◆ Instructions to follow
Reproduce every entry exactly.

◆ Exercise input

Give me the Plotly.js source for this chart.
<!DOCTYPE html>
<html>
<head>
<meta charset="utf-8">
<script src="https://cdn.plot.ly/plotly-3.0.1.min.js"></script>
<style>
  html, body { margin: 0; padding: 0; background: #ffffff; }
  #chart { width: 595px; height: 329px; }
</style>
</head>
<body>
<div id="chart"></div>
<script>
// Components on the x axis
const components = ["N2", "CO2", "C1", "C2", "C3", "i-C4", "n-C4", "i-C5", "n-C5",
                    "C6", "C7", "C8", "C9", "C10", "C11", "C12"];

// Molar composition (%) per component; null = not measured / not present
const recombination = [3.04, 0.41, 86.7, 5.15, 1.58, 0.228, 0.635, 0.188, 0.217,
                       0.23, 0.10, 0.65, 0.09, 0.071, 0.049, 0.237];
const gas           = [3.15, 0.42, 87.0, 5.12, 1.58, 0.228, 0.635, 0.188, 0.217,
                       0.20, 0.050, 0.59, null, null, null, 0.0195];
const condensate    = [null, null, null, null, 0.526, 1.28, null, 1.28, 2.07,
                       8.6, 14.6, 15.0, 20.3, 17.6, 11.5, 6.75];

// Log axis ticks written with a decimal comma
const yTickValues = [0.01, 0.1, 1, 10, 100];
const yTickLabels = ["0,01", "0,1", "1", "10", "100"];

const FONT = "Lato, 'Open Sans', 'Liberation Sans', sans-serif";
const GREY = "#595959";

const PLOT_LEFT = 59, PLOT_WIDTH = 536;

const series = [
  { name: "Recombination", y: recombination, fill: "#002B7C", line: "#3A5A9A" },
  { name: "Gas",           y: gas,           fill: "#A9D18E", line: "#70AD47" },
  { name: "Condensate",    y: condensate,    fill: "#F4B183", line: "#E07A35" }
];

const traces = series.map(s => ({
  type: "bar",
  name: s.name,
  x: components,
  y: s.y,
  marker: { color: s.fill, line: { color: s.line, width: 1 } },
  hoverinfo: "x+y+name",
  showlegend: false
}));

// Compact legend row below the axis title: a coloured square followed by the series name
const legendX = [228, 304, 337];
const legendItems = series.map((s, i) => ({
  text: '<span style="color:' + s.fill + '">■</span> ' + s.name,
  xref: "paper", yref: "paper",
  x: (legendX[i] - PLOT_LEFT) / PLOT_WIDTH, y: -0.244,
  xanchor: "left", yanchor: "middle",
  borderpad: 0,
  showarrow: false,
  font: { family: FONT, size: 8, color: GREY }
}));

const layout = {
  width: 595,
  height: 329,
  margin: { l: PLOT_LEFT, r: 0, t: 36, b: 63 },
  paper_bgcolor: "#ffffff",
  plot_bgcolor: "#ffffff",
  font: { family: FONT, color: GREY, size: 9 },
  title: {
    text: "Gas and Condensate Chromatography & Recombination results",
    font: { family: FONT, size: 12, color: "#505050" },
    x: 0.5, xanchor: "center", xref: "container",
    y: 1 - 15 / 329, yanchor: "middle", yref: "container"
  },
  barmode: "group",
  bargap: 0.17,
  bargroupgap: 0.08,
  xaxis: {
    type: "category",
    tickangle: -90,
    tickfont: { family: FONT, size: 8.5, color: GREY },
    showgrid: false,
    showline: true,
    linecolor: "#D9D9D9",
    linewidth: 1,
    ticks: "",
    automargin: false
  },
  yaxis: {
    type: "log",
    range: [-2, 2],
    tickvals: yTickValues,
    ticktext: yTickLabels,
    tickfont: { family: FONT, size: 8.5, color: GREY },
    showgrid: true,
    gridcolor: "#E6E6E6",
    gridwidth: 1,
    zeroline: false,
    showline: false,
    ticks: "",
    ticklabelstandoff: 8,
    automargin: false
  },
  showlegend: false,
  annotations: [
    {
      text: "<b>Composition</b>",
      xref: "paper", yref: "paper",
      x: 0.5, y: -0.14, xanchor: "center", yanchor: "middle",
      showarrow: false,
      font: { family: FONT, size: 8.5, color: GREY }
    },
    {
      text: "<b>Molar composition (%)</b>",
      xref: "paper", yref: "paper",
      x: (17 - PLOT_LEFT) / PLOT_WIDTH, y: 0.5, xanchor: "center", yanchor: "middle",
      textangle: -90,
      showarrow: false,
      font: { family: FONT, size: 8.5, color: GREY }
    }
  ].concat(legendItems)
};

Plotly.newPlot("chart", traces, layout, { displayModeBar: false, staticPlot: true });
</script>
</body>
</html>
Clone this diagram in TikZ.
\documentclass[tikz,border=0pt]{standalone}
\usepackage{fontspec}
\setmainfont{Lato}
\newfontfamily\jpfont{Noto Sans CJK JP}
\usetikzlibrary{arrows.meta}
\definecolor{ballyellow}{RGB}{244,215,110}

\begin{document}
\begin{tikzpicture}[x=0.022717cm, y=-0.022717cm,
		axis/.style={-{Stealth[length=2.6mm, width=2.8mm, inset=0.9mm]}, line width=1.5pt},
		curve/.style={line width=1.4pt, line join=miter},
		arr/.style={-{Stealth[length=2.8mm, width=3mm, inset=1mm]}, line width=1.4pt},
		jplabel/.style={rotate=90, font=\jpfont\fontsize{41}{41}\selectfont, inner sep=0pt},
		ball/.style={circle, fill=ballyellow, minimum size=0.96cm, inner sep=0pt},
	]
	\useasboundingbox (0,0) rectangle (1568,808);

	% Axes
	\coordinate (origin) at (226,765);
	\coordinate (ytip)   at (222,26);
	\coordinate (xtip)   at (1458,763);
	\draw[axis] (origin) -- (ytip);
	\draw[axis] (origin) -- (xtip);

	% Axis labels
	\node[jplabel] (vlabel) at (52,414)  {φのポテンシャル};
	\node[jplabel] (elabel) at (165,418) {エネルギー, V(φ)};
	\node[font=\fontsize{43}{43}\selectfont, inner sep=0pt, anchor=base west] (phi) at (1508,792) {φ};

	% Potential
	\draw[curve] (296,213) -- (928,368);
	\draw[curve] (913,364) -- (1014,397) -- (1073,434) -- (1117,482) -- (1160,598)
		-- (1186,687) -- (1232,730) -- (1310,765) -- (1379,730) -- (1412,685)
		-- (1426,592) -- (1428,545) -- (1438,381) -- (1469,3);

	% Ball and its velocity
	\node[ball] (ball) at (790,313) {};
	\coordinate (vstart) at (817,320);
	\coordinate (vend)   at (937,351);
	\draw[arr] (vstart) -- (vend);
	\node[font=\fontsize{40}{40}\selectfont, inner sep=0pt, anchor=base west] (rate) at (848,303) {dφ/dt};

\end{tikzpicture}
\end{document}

◆ Solved problem
Give me the Plotly.js source for this chart.
<!DOCTYPE html>
<html>
<head>
<meta charset="utf-8">
<script src="https://cdn.plot.ly/plotly-3.0.1.min.js"></script>
<style>
  html, body { margin: 0; padding: 0; background: #ffffff; }
  #chart { width: 595px; height: 329px; }
</style>
</head>
<body>
<div id="chart"></div>
<script>
// Components on the x axis
const components = ["N2", "CO2", "C1", "C2", "C3", "i-C4", "n-C4", "i-C5", "n-C5",
                    "C6", "C7", "C8", "C9", "C10", "C11", "C12"];

// Molar composition (%) per component; null = not measured / not present
const recombination = [3.04, 0.41, 86.7, 5.15, 1.58, 0.228, 0.635, 0.188, 0.217,
                       0.23, 0.10, 0.65, 0.09, 0.071, 0.049, 0.237];
const gas           = [3.15, 0.42, 87.0, 5.12, 1.58, 0.228, 0.635, 0.188, 0.217,
                       0.20, 0.050, 0.59, null, null, null, 0.0195];
const condensate    = [null, null, null, null, 0.526, 1.28, null, 1.28, 2.07,
                       8.6, 14.6, 15.0, 20.3, 17.6, 11.5, 6.75];

// Log axis ticks written with a decimal comma
const yTickValues = [0.01, 0.1, 1, 10, 100];
const yTickLabels = ["0,01", "0,1", "1", "10", "100"];

const FONT = "Lato, 'Open Sans', 'Liberation Sans', sans-serif";
const GREY = "#595959";

const PLOT_LEFT = 59, PLOT_WIDTH = 536;

const series = [
  { name: "Recombination", y: recombination, fill: "#002B7C", line: "#3A5A9A" },
  { name: "Gas",           y: gas,           fill: "#A9D18E", line: "#70AD47" },
  { name: "Condensate",    y: condensate,    fill: "#F4B183", line: "#E07A35" }
];

const traces = series.map(s => ({
  type: "bar",
  name: s.name,
  x: components,
  y: s.y,
  marker: { color: s.fill, line: { color: s.line, width: 1 } },
  hoverinfo: "x+y+name",
  showlegend: false
}));

// Compact legend row below the axis title: a coloured square followed by the series name
const legendX = [228, 304, 337];
const legendItems = series.map((s, i) => ({
  text: '<span style="color:' + s.fill + '">■</span> ' + s.name,
  xref: "paper", yref: "paper",
  x: (legendX[i] - PLOT_LEFT) / PLOT_WIDTH, y: -0.244,
  xanchor: "left", yanchor: "middle",
  borderpad: 0,
  showarrow: false,
  font: { family: FONT, size: 8, color: GREY }
}));

const layout = {
  width: 595,
  height: 329,
  margin: { l: PLOT_LEFT, r: 0, t: 36, b: 63 },
  paper_bgcolor: "#ffffff",
  plot_bgcolor: "#ffffff",
  font: { family: FONT, color: GREY, size: 9 },
  title: {
    text: "Gas and Condensate Chromatography & Recombination results",
    font: { family: FONT, size: 12, color: "#505050" },
    x: 0.5, xanchor: "center", xref: "container",
    y: 1 - 15 / 329, yanchor: "middle", yref: "container"
  },
  barmode: "group",
  bargap: 0.17,
  bargroupgap: 0.08,
  xaxis: {
    type: "category",
    tickangle: -90,
    tickfont: { family: FONT, size: 8.5, color: GREY },
    showgrid: false,
    showline: true,
    linecolor: "#D9D9D9",
    linewidth: 1,
    ticks: "",
    automargin: false
  },
  yaxis: {
    type: "log",
    range: [-2, 2],
    tickvals: yTickValues,
    ticktext: yTickLabels,
    tickfont: { family: FONT, size: 8.5, color: GREY },
    showgrid: true,
    gridcolor: "#E6E6E6",
    gridwidth: 1,
    zeroline: false,
    showline: false,
    ticks: "",
    ticklabelstandoff: 8,
    automargin: false
  },
  showlegend: false,
  annotations: [
    {
      text: "<b>Composition</b>",
      xref: "paper", yref: "paper",
      x: 0.5, y: -0.14, xanchor: "center", yanchor: "middle",
      showarrow: false,
      font: { family: FONT, size: 8.5, color: GREY }
    },
    {
      text: "<b>Molar composition (%)</b>",
      xref: "paper", yref: "paper",
      x: (17 - PLOT_LEFT) / PLOT_WIDTH, y: 0.5, xanchor: "center", yanchor: "middle",
      textangle: -90,
      showarrow: false,
      font: { family: FONT, size: 8.5, color: GREY }
    }
  ].concat(legendItems)
};

Plotly.newPlot("chart", traces, layout, { displayModeBar: false, staticPlot: true });
</script>
</body>
</html>
Clone this diagram in TikZ.
\documentclass[tikz,border=0pt]{standalone}
\usepackage{fontspec}
\setmainfont{Lato}
\newfontfamily\jpfont{Noto Sans CJK JP}
\usetikzlibrary{arrows.meta}
\definecolor{ballyellow}{RGB}{244,215,110}

\begin{document}
\begin{tikzpicture}[x=0.022717cm, y=-0.022717cm,
		axis/.style={-{Stealth[length=2.6mm, width=2.8mm, inset=0.9mm]}, line width=1.5pt},
		curve/.style={line width=1.4pt, line join=miter},
		arr/.style={-{Stealth[length=2.8mm, width=3mm, inset=1mm]}, line width=1.4pt},
		jplabel/.style={rotate=90, font=\jpfont\fontsize{41}{41}\selectfont, inner sep=0pt},
		ball/.style={circle, fill=ballyellow, minimum size=0.96cm, inner sep=0pt},
	]
	\useasboundingbox (0,0) rectangle (1568,808);

	% Axes
	\coordinate (origin) at (226,765);
	\coordinate (ytip)   at (222,26);
	\coordinate (xtip)   at (1458,763);
	\draw[axis] (origin) -- (ytip);
	\draw[axis] (origin) -- (xtip);

	% Axis labels
	\node[jplabel] (vlabel) at (52,414)  {φのポテンシャル};
	\node[jplabel] (elabel) at (165,418) {エネルギー, V(φ)};
	\node[font=\fontsize{43}{43}\selectfont, inner sep=0pt, anchor=base west] (phi) at (1508,792) {φ};

	% Potential
	\draw[curve] (296,213) -- (928,368);
	\draw[curve] (913,364) -- (1014,397) -- (1073,434) -- (1117,482) -- (1160,598)
		-- (1186,687) -- (1232,730) -- (1310,765) -- (1379,730) -- (1412,685)
		-- (1426,592) -- (1428,545) -- (1438,381) -- (1469,3);

	% Ball and its velocity
	\node[ball] (ball) at (790,313) {};
	\coordinate (vstart) at (817,320);
	\coordinate (vend)   at (937,351);
	\draw[arr] (vstart) -- (vend);
	\node[font=\fontsize{40}{40}\selectfont, inner sep=0pt, anchor=base west] (rate) at (848,303) {dφ/dt};

\end{tikzpicture}
\end{document}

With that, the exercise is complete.